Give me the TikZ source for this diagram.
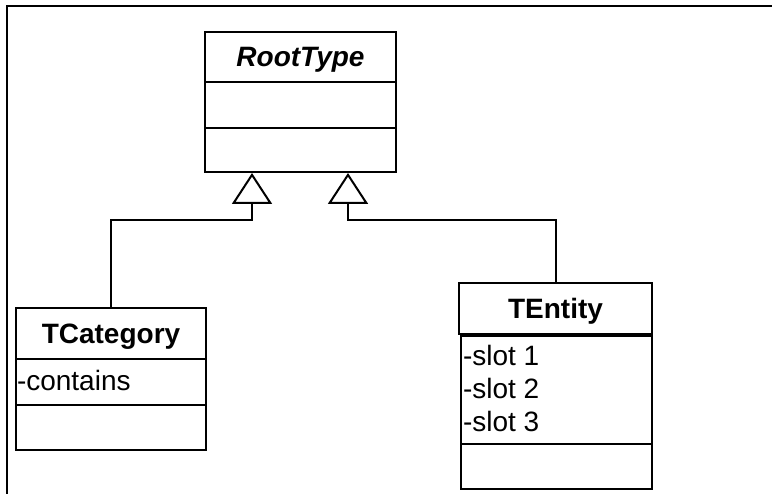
\documentclass[tikz,border=0pt]{standalone}
\usepackage{fontspec}
\setmainfont{Liberation Sans}
\usetikzlibrary{arrows.meta}

\begin{document}
\begin{tikzpicture}[x=1pt, y=-1pt, line width=2pt,
    every node/.style={inner sep=0pt, font=\fontsize{28}{33}\selectfont},
    cls/.style={draw, minimum width=191pt, text depth=0pt},
    slot/.style={anchor=base west},
    inherit/.style={-{Triangle[open, length=31pt, width=40pt]}}]
\useasboundingbox (0,0) rectangle (772,494);
\draw[line width=2.6pt] (772,6) -- (7,6) -- (7,494);
    % RootType
    \node[cls, minimum height=50pt] (root1) at (300.5,57) {\bfseries\itshape RootType};
    \node[cls, minimum height=46pt] (root2) at (300.5,105) {};
    \node[cls, minimum height=44pt] (root3) at (300.5,150) {};
    % TCategory
    \node[cls, minimum width=190pt, minimum height=51pt] (tcat1) at (111,333.5) {\bfseries TCategory};
    \node[cls, minimum width=190pt, minimum height=46pt] (tcat2) at (111,382) {};
    \node[cls, minimum width=190pt, minimum height=45pt] (tcat3) at (111,427.5) {};
    \node[slot] (t1) at (16,391) {-contains};
    % TEntity
    \node[cls, minimum width=193pt, minimum height=51pt] (tent1) at (555.5,308.5) {\bfseries TEntity};
    \node[cls, minimum height=108pt] (tent2) at (556.5,390) {};
    \node[cls, minimum height=45pt] (tent3) at (556.5,466.5) {};
    \foreach \i/\y in {1/366, 2/399, 3/432}
        \node[slot] (s\i) at (462,\y) {-slot \i};
\coordinate (bendL) at (252,220);
\coordinate (bendR) at (348,220);
    \foreach \from/\bend in {tcat1/bendL, tent1/bendR}
        \draw[inherit] (\from.north) |- (\bend) -- (\bend |- root3.south);
\end{tikzpicture}
\end{document}
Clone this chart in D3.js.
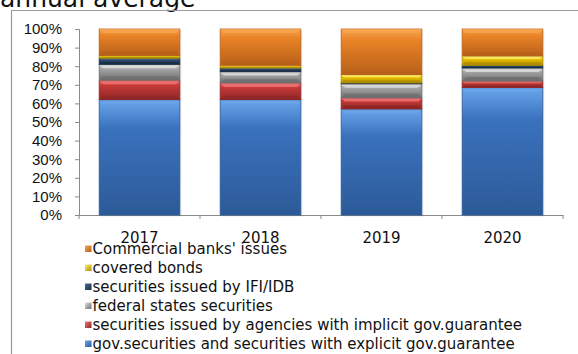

§ What is expected
Every entry must be written out exactly, with all pictures left out.

§ Problem solution
Give me the TikZ source for this diagram.
\documentclass[tikz,border=0pt]{standalone}
\usepackage{fontspec}
\setmainfont{Liberation Sans}
\usetikzlibrary{arrows.meta}

\begin{document}
\begin{tikzpicture}[x=1pt, y=-1pt, line width=2pt,
    every node/.style={inner sep=0pt, font=\fontsize{28}{33}\selectfont},
    cls/.style={draw, minimum width=191pt, text depth=0pt},
    slot/.style={anchor=base west},
    inherit/.style={-{Triangle[open, length=31pt, width=40pt]}}]
\useasboundingbox (0,0) rectangle (772,494);
\draw[line width=2.6pt] (772,6) -- (7,6) -- (7,494);
    % RootType
    \node[cls, minimum height=50pt] (root1) at (300.5,57) {\bfseries\itshape RootType};
    \node[cls, minimum height=46pt] (root2) at (300.5,105) {};
    \node[cls, minimum height=44pt] (root3) at (300.5,150) {};
    % TCategory
    \node[cls, minimum width=190pt, minimum height=51pt] (tcat1) at (111,333.5) {\bfseries TCategory};
    \node[cls, minimum width=190pt, minimum height=46pt] (tcat2) at (111,382) {};
    \node[cls, minimum width=190pt, minimum height=45pt] (tcat3) at (111,427.5) {};
    \node[slot] (t1) at (16,391) {-contains};
    % TEntity
    \node[cls, minimum width=193pt, minimum height=51pt] (tent1) at (555.5,308.5) {\bfseries TEntity};
    \node[cls, minimum height=108pt] (tent2) at (556.5,390) {};
    \node[cls, minimum height=45pt] (tent3) at (556.5,466.5) {};
    \foreach \i/\y in {1/366, 2/399, 3/432}
        \node[slot] (s\i) at (462,\y) {-slot \i};
\coordinate (bendL) at (252,220);
\coordinate (bendR) at (348,220);
    \foreach \from/\bend in {tcat1/bendL, tent1/bendR}
        \draw[inherit] (\from.north) |- (\bend) -- (\bend |- root3.south);
\end{tikzpicture}
\end{document}
Clone this chart in D3.js.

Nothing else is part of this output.